From all the press, and now this book, it seems to be true that Liza Minnelli has lived her life, on and off stage, at full volume. It’s proved in this memoir – which is hilariously “as told to Michael Feinstein”, while two journalists, Josh Getlin and Heidi Evans, are credited with the nuisance task of actually writing it. Only Liza.

Nevertheless, despite this unusual distancing from the coalface, that unmistakably and endlessly imitable shooshy-zhuzhy voice is channelled with crackling energy into a book that is less a chronological recounting of an extraordinary life and more an intimate monologue delivered from the prone position on a dressing room sofa after yet another triumphant performance. The result is a book that is messy, magnetic and unmistakably Minnelli.

What makes it extra compelling is its inability to corral her into a tidy narrative. Minnelli leans into the contradictions that have always defined her. She was the child of real Hollywood royalty (Judy Garland and Vincente Minnelli) who longed for normalcy; the shy girl who became a stage-devouring force; the woman who could command a stadium yet struggled with her own private world. She writes with a candour that feels earned rather than performative. When she describes the pressures of growing up as Garland’s daughter, she avoids both self-pity and sensationalism. Instead, she offers a nuanced portrait of a childhood shaped by love, instability, booze and the constant hum of expectation.

The memoir’s strongest sections are those that explore her artistic development. Minnelli has always been a storyteller who works in movement, voice and presence, and she brings that same sensibility to the page. Her recollections of working with Bob Fosse, Fred Ebb and John Kander, for instance, are vivid and affectionate, capturing the collaborative electricity that produced Cabaret and Liza with a Z. She writes about craft with the precision of someone who has spent a lifetime studying the mechanics of performance – how to hold a note, how to land a gesture, how to make an audience feel seen.

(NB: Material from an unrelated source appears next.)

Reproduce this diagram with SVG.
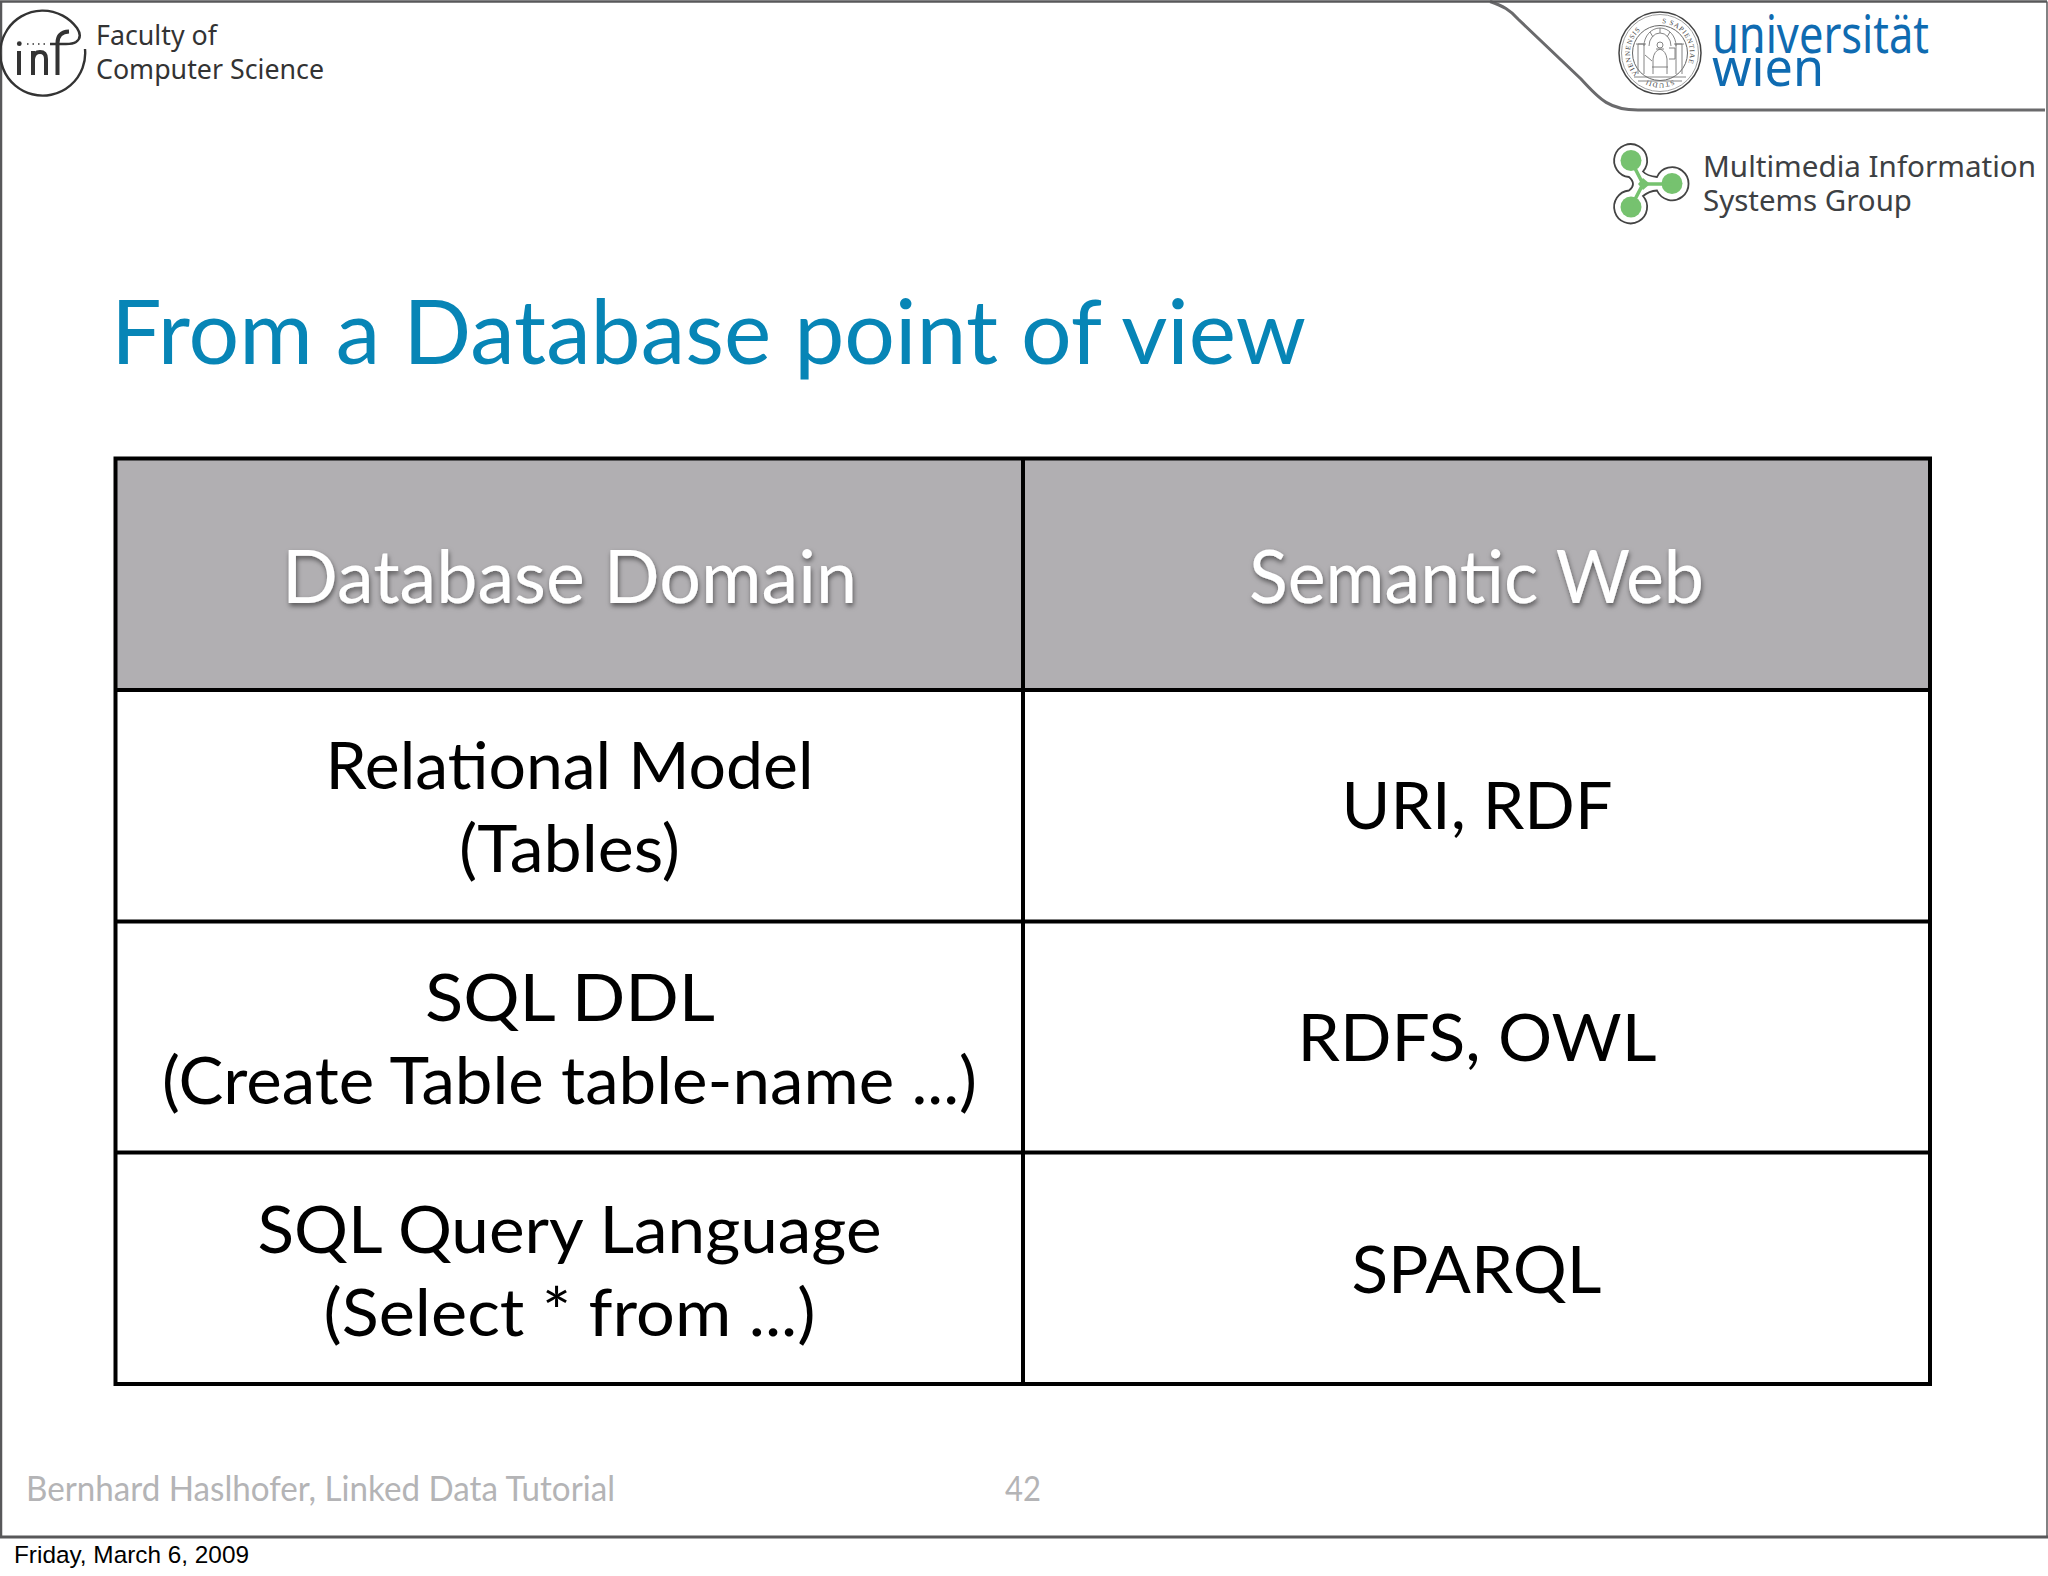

Yet the book is not simply a celebration of triumphs. Minnelli is painfully frank about her struggles with addiction, her rolling health crises and the relentless scrutiny that inevitably accompanies her degree of fame. What keeps these passages from sinking into bathos, however, is her instinctive, irrepressible sense of humour. Even in the bleakest moments, she finds a way to wink at the reader, as if to say, “Can you believe I made it through that?” This blend of vulnerability and theatricality is quintessentially her.

For the picky, the book could be described as structurally scattered, but that loose grasp on convention and the dizzying pinball redirections mirror Minnelli’s conversational style. She digresses, circles back, interrupts herself with anecdotes and occasionally leaps across decades. Rather than detracting from the experience, this tangible rhythm gives the book a sense of immediacy, as though she is telling the story in real time, guided by emotion rather than chronology.

Ultimately, Kids, Wait Till You Hear This! succeeds because it captures the essence of Liza Minnelli: a woman who has lived a life of extremes and somehow managed to hold onto her warmth, wit and generosity of spirit. She loves extravagantly, unless you happen to be Lady Gaga, and has been fiercely loyal to those such as Elizabeth Taylor and Peter Allen who clearly returned her love and loyalty in spades. Unsurprisingly, Kids is not a definitive historical tome, nor does it try to be. It’s actually another performance – vulnerable, exuberant and deeply human. And like any great Minnelli performance, it leaves you feeling a little breathless and a lot happier for the ride.